Писавший в конце XVII — начале XVIII века, задолго до появления больших просветительских и романтических теорий, маркиз Шефтсбери видел в гротеске род «рипарографии» (rhyparography, от греч. ????????? «грязный»), занятой изображением, нередко карикатурным, низких аспектов жизни. Рипарографию он находил у фламандских живописцев, не ценил как таковую, но находил плодотворной возможность проникновения ее в героические жанры, как у Рафаэля, когда среди гомерических персонажей появляется фигура повара или фарисея[244]. Вместе с тем Шефтсбери расширил понятие гротеска, поставив его в зависимость, с одной стороны, от религии и этики, а с другой, от способности воспринимать мир. Всякий раз, когда в поисках удовольствий и второстепенных красот разум теряет из виду прекрасно-божественное, он заполняется гротескными образами. Бывает, что художники как бы надевают искажающие очки: любую вещь, все самое серьезное, высокое они видят в бурлескном виде. Это состояние соответствует замешательству чувств и понятий, слабости веры, проявлению древних страстей, когда-то выражавших себя в приапических оргиях, в вакханалиях: «гротеску внешнему неоткуда браться, как из гротеска внутреннего», «что такое атеизм, если не гротеск природы?» [245].

В отрывочных записках Шефтсбери складывается уже почти бахтинская характеристика гротеска: вакхичность, антигероичность, нарушение канонов прекрасной формы, недостаток религиозного чувства. Для наших целей важно, что гротескное по Шефтсбери не только один из художественных приемов или жанров, а видение, обезбоженное видение мира (читая о художниках, лишившихся способности воспринимать все в мире иначе как в свете гротеска, нельзя не подумать о Гоголе). Вряд ли нас удивит, что такое видение осуждается маркизом: его позиция близка позиции «официальной культуры» по Бахтину.
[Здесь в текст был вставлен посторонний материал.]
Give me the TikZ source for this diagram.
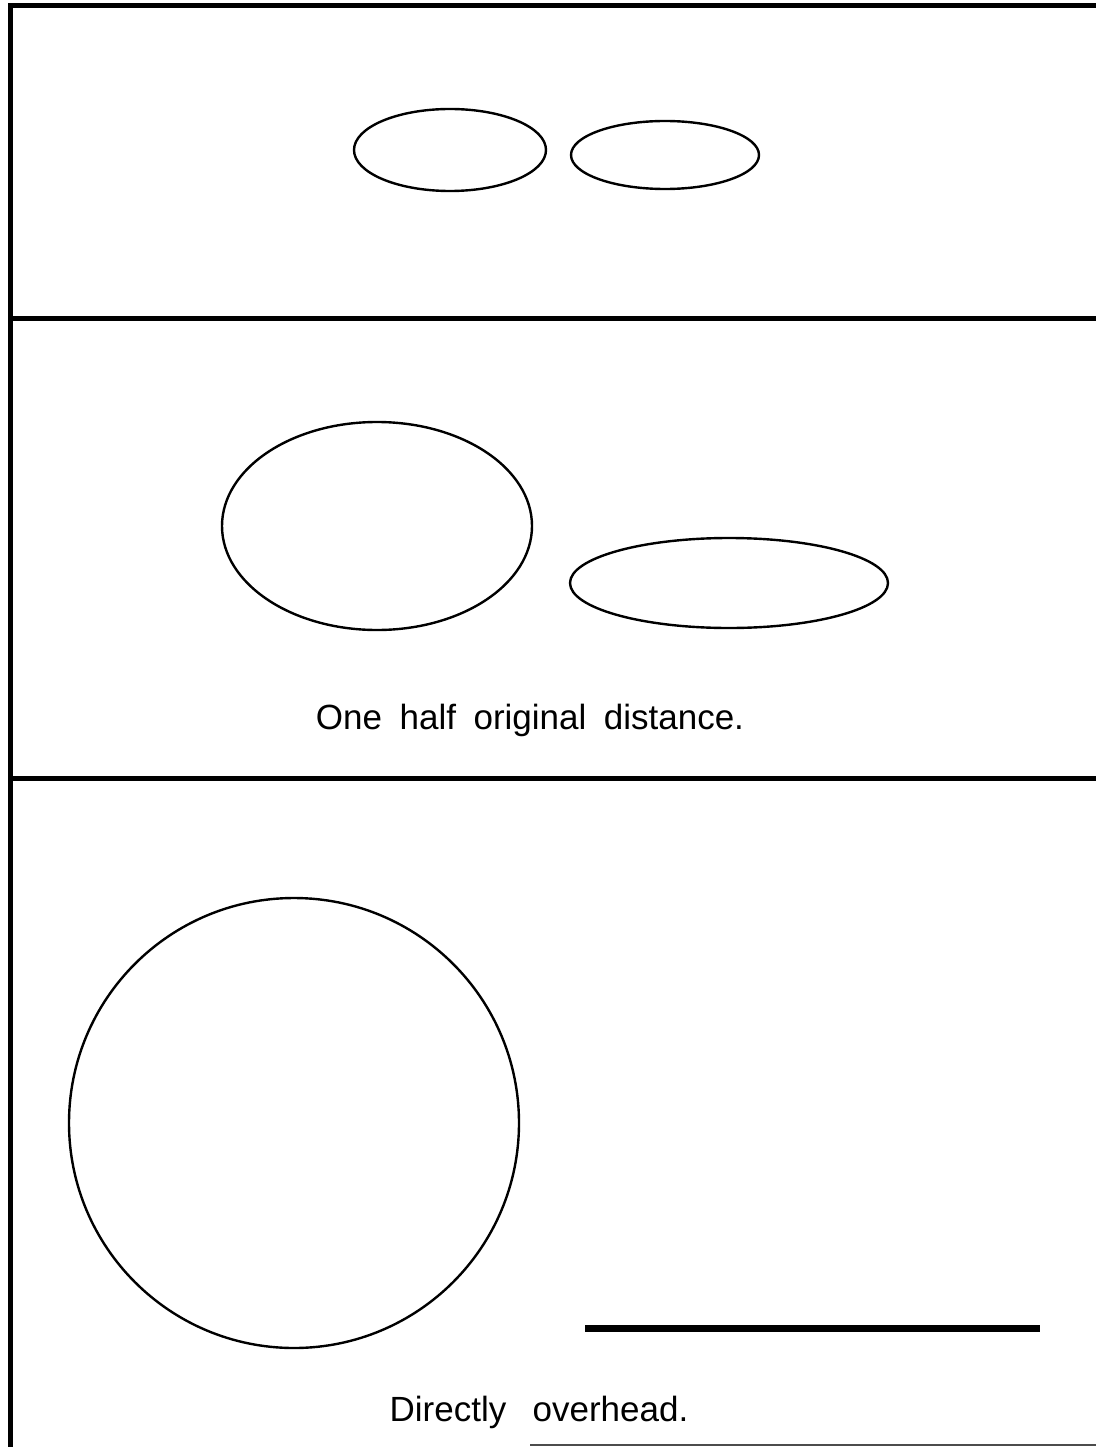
\documentclass[tikz,border=0pt]{standalone}
\usepackage{fontspec}
\setmainfont{Liberation Sans}
\begin{document}
\begin{tikzpicture}[x=1pt,y=-1pt,
  frame/.style={line width=5pt},
  outline/.style={line width=2.4pt},
  caption/.style={font=\fontsize{35}{42}\selectfont, anchor=base, inner sep=0pt}]
\useasboundingbox (0,0) rectangle (1096,1447);
% frame
\draw[frame] (10,1447) -- (10,6) -- (1096,6);
\draw[frame] (10,318) -- (1096,318);
\draw[frame] (10,778) -- (1096,778);
\draw[line width=1.2pt, black!70] (530,1445) -- (1096,1445);
% panel 1
\draw[outline] (450,150) ellipse [x radius=96, y radius=41];
\draw[outline] (665,155) ellipse [x radius=94, y radius=34];
% panel 2
\draw[outline] (377,526) ellipse [x radius=155, y radius=104];
\draw[outline] (729,583) ellipse [x radius=159, y radius=45];
\node[caption] (cap1) at (530,729) {One\hspace{0.5em}half\hspace{0.5em}original\hspace{0.5em}distance.};
% panel 3
\draw[outline] (294,1123) circle [radius=225];
\coordinate (ba) at (585,1328);
\coordinate (bb) at (1040,1328);
\draw[line width=7pt] (ba) -- (bb);
\node[caption] (cap2) at (539,1421) {Directly\hspace{0.75em}overhead.};
\end{tikzpicture}
\end{document}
Ряд намеченных Шефтсбери положений были развиты с большой силой Джоном Рескином. Многим обязанный немецким романтикам, он был одним из вдохновителей модернизма, прекрасно известным в России Серебряного века. Его влияние было прямым: его читал Толстой, его переводили, о нем писали, — и косвенным: благодаря увлечению английской культурой от прерафаэлитов до Уильяма Морриса и Оскара Уайльда.

В разговоре о Бахтине, насколько я смог убедиться, к Рескину не обращаются. Его мысли о гротеске, изложенные в Камнях Венеции (1853), как видно, вышли из моды; ссылки на них мне не попадались даже у англоязычных исследователей (хотя возможно, ими пополнится специальная литература о Рескине, мне неизвестная), а в обзорах истории гротеска, за редкими исключениями[246], для них не хватает места. Без рескинской теории, однако, искажается весь контекст. Она весома и сама по себе, и как субтекст других концепций, в том числе и русских, а среди них — таково мое предположение — и бахтинской.